A Yazidi family sits outside their tent at a camp for internal displaced persons on Feb. 22, 2017, in Dohuk, Iraq. Canada has promised to accept hundreds of Yazidi refugees by the end of this year. (Ryan Remiorz/Canadian Press)

Dozens of Yazidi refugees are starting to settle into life in Calgary. 

They're among a larger community of about 1,200 the federal government has promised to resettle over the course of this year.

Fariborz Birjandian, with the Calgary Catholic Immigration Society, is helping the newcomers adjust. 

So far, 48 Yazidi refugees have arrived in Calgary, including one family of seven consisting of two sisters and their children. 

"The men, the members of their family, they are missing," said Birjandian. "Obviously, they have both been killed. Obviously, that is quite significant."

Persecuted minority

The Yazidis are a religious minority with a 6,000-year-old culture based mainly in northern Iraq. ISIS launched brutal attacks targeting the Yazidi community in August 2014.

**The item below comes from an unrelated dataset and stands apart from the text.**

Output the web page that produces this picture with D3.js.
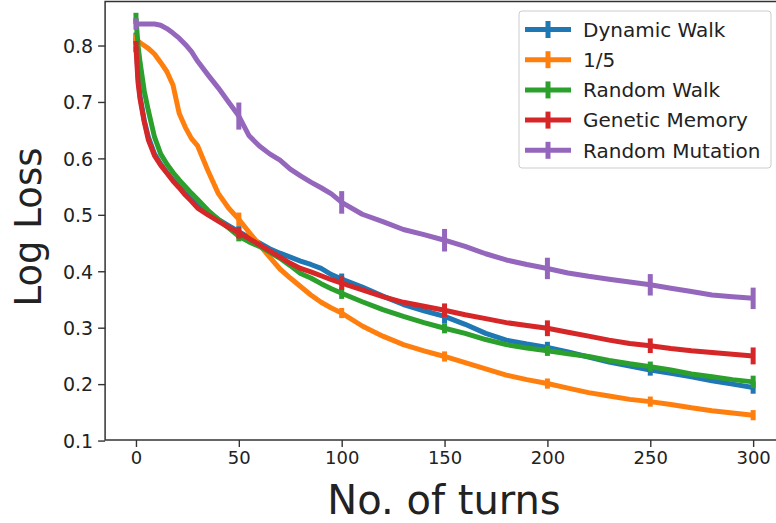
<!DOCTYPE html>
<html><head><meta charset="utf-8">
<script src="https://cdn.jsdelivr.net/npm/d3@7"></script>
<style>
html,body{margin:0;padding:0;background:#fff;overflow:hidden}
text{font-family:"DejaVu Sans",sans-serif;fill:#222}
</style></head>
<body><svg id="chart" width="776" height="523"></svg>
<script>
const turns = [0,1,2,4,6,9,12,15,18,21,24,27,30,35,40,45,50,55,60,65,70,75,80,85,90,95,100,110,120,130,140,150,160,170,180,190,200,210,220,230,240,250,260,270,280,290,300];
const seriesNames = ["Dynamic Walk","1/5","Random Walk","Genetic Memory","Random Mutation"];
const seriesColors = ["#1f77b4","#ff7f0e","#2ca02c","#d62728","#9467bd"];
const dynamicWalk = [0.813,0.745,0.71,0.668,0.638,0.608,0.590,0.575,0.562,0.550,0.538,0.527,0.518,0.505,0.492,0.481,0.470,0.460,0.450,0.440,0.432,0.425,0.418,0.412,0.405,0.394,0.386,0.372,0.356,0.341,0.330,0.320,0.306,0.290,0.278,0.271,0.265,0.257,0.248,0.239,0.232,0.225,0.219,0.213,0.206,0.200,0.194];
const oneFifth = [0.810,0.808,0.805,0.800,0.795,0.785,0.770,0.754,0.730,0.680,0.655,0.635,0.622,0.578,0.538,0.512,0.492,0.469,0.447,0.425,0.404,0.388,0.373,0.358,0.345,0.335,0.326,0.303,0.285,0.270,0.259,0.249,0.238,0.227,0.216,0.208,0.201,0.193,0.185,0.179,0.173,0.169,0.164,0.158,0.153,0.149,0.145];
const randomWalk = [0.848,0.800,0.770,0.720,0.685,0.638,0.608,0.590,0.575,0.562,0.550,0.538,0.527,0.508,0.492,0.477,0.462,0.452,0.444,0.434,0.423,0.410,0.396,0.388,0.378,0.369,0.361,0.346,0.332,0.320,0.309,0.299,0.290,0.279,0.270,0.264,0.259,0.254,0.249,0.242,0.236,0.231,0.225,0.218,0.213,0.208,0.204];
const geneticMemory = [0.798,0.735,0.705,0.665,0.633,0.605,0.588,0.574,0.560,0.548,0.535,0.524,0.512,0.500,0.489,0.478,0.468,0.458,0.447,0.436,0.425,0.414,0.405,0.399,0.392,0.385,0.379,0.367,0.355,0.345,0.338,0.331,0.323,0.316,0.309,0.304,0.299,0.292,0.285,0.278,0.272,0.268,0.263,0.259,0.256,0.253,0.250];
const randomMutation = [0.838,0.838,0.838,0.838,0.838,0.838,0.836,0.830,0.822,0.813,0.802,0.789,0.772,0.748,0.725,0.700,0.675,0.640,0.622,0.608,0.597,0.581,0.569,0.558,0.548,0.537,0.522,0.501,0.488,0.474,0.465,0.455,0.444,0.431,0.420,0.412,0.405,0.397,0.391,0.386,0.381,0.376,0.370,0.364,0.358,0.355,0.352];
const errTurns = [0,50,100,150,200,250,300];
const errDynamicWalk = [0.010,0.010,0.010,0.012,0.010,0.010,0.011];
const errOneFifth = [0.010,0.012,0.009,0.009,0.009,0.009,0.009];
const errRandomWalk = [0.010,0.009,0.010,0.009,0.009,0.009,0.011];
const errGeneticMemory = [0.010,0.010,0.012,0.012,0.014,0.013,0.015];
const errRandomMutation = [0.010,0.024,0.020,0.020,0.019,0.019,0.019];
const xTicks = [0,50,100,150,200,250,300];
const yTicks = [0.1,0.2,0.3,0.4,0.5,0.6,0.7,0.8];

const allValues = [dynamicWalk, oneFifth, randomWalk, geneticMemory, randomMutation];
const allErrs = [errDynamicWalk, errOneFifth, errRandomWalk, errGeneticMemory, errRandomMutation];

const svg = d3.select("#chart");
const x = d3.scaleLinear().domain([-15,315]).range([105.1,784]);
const y = d3.scaleLinear().domain([0.101,0.878]).range([440,1.5]);

const xAxis = svg.append("g").attr("transform","translate(0,440)")
  .call(d3.axisBottom(x).tickValues(xTicks).tickFormat(d3.format("d")).tickSize(7).tickSizeOuter(0));
const yAxis = svg.append("g").attr("transform","translate(105.1,0)")
  .call(d3.axisLeft(y).tickValues(yTicks).tickFormat(d3.format(".1f")).tickSize(7).tickSizeOuter(0));
[xAxis,yAxis].forEach(a=>{
  a.select(".domain").remove();
  a.selectAll(".tick line").attr("stroke","#333").attr("stroke-width",1.4);
  a.selectAll(".tick text").attr("font-family","DejaVu Sans").attr("fill","#222");
});
xAxis.selectAll(".tick text").attr("font-size",18).attr("y",11).attr("dy","0.71em");
yAxis.selectAll(".tick text").attr("font-size",19).attr("x",-12).attr("dy","0.36em");

svg.append("rect").attr("x",105.1).attr("y",1.5).attr("width",784-105.1).attr("height",440-1.5)
  .attr("fill","none").attr("stroke","#333").attr("stroke-width",1.5);

const line = d3.line().x((d,i)=>x(turns[i])).y(d=>y(d));
const g = svg.append("g");
allValues.forEach((vals,si)=>{
  g.append("path").datum(vals).attr("d",line).attr("fill","none")
    .attr("stroke",seriesColors[si]).attr("stroke-width",5).attr("stroke-linejoin","round").attr("stroke-linecap","butt");
  errTurns.forEach((t,k)=>{
    const v = vals[turns.indexOf(t)];
    const e = allErrs[si][k];
    g.append("line").attr("x1",x(t)).attr("x2",x(t)).attr("y1",y(v-e)).attr("y2",y(v+e))
      .attr("stroke",seriesColors[si]).attr("stroke-width",5);
  });
});

const lg = svg.append("g");
lg.append("rect").attr("x",519).attr("y",11).attr("width",252).attr("height",157).attr("rx",3)
  .attr("fill","white").attr("fill-opacity",0.8).attr("stroke","#ccc").attr("stroke-width",1);
seriesNames.forEach((name,i)=>{
  const cy = 29.5 + i*30.2;
  lg.append("line").attr("x1",525).attr("x2",571).attr("y1",cy).attr("y2",cy).attr("stroke",seriesColors[i]).attr("stroke-width",5);
  lg.append("line").attr("x1",548).attr("x2",548).attr("y1",cy-8.5).attr("y2",cy+8.5).attr("stroke",seriesColors[i]).attr("stroke-width",5);
  lg.append("text").attr("x",583).attr("y",cy).attr("dy","0.36em").attr("font-size",20).text(name);
});

svg.append("text").attr("x",444).attr("y",514).attr("text-anchor","middle").attr("font-size",40).attr("fill","#000").text("No. of turns");
svg.append("text").attr("transform","translate(40.7,227) rotate(-90)").attr("text-anchor","middle").attr("font-size",37).attr("fill","#000").text("Log Loss");
</script></body></html>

Last June, a United Nations report said ISIS was seeking to destroy the community of 400,000 people through killings, sexual slavery and other crimes.

Fariborz Birjandian of the Calgary Catholic Immigration Society is helping Yazidi refugees adjust to life in this city. (Bryan Labby)

The refugees' arrival in Canada has been tightly controlled and kept largely under wraps — unlike the very public airport arrivals of some of the first Syrian refugees more than a year ago.

In January, Dawn Edlund, associate assistant deputy minister for Immigration, Refugees and Citizenship Canada, said the government is carefully avoiding language that could lead to revictimization, and avoiding releasing any details publically that could put other relatives still in captivity at risk.

Resilient families

Back in Calgary, Birjandian says each of the families have managed to settle as best they can.

"They have a lot of question, a lot of fears coming to [Canada] but definitely they are really appreciative and they are very positive, actually. I'm very impressed with their resilience."

Birjandian said Calgary is one of four settlement locations in Canada, and the families are living close together because the Yazidi community is so small. 

Calgary will accept about 200 Yazidi refugees this year.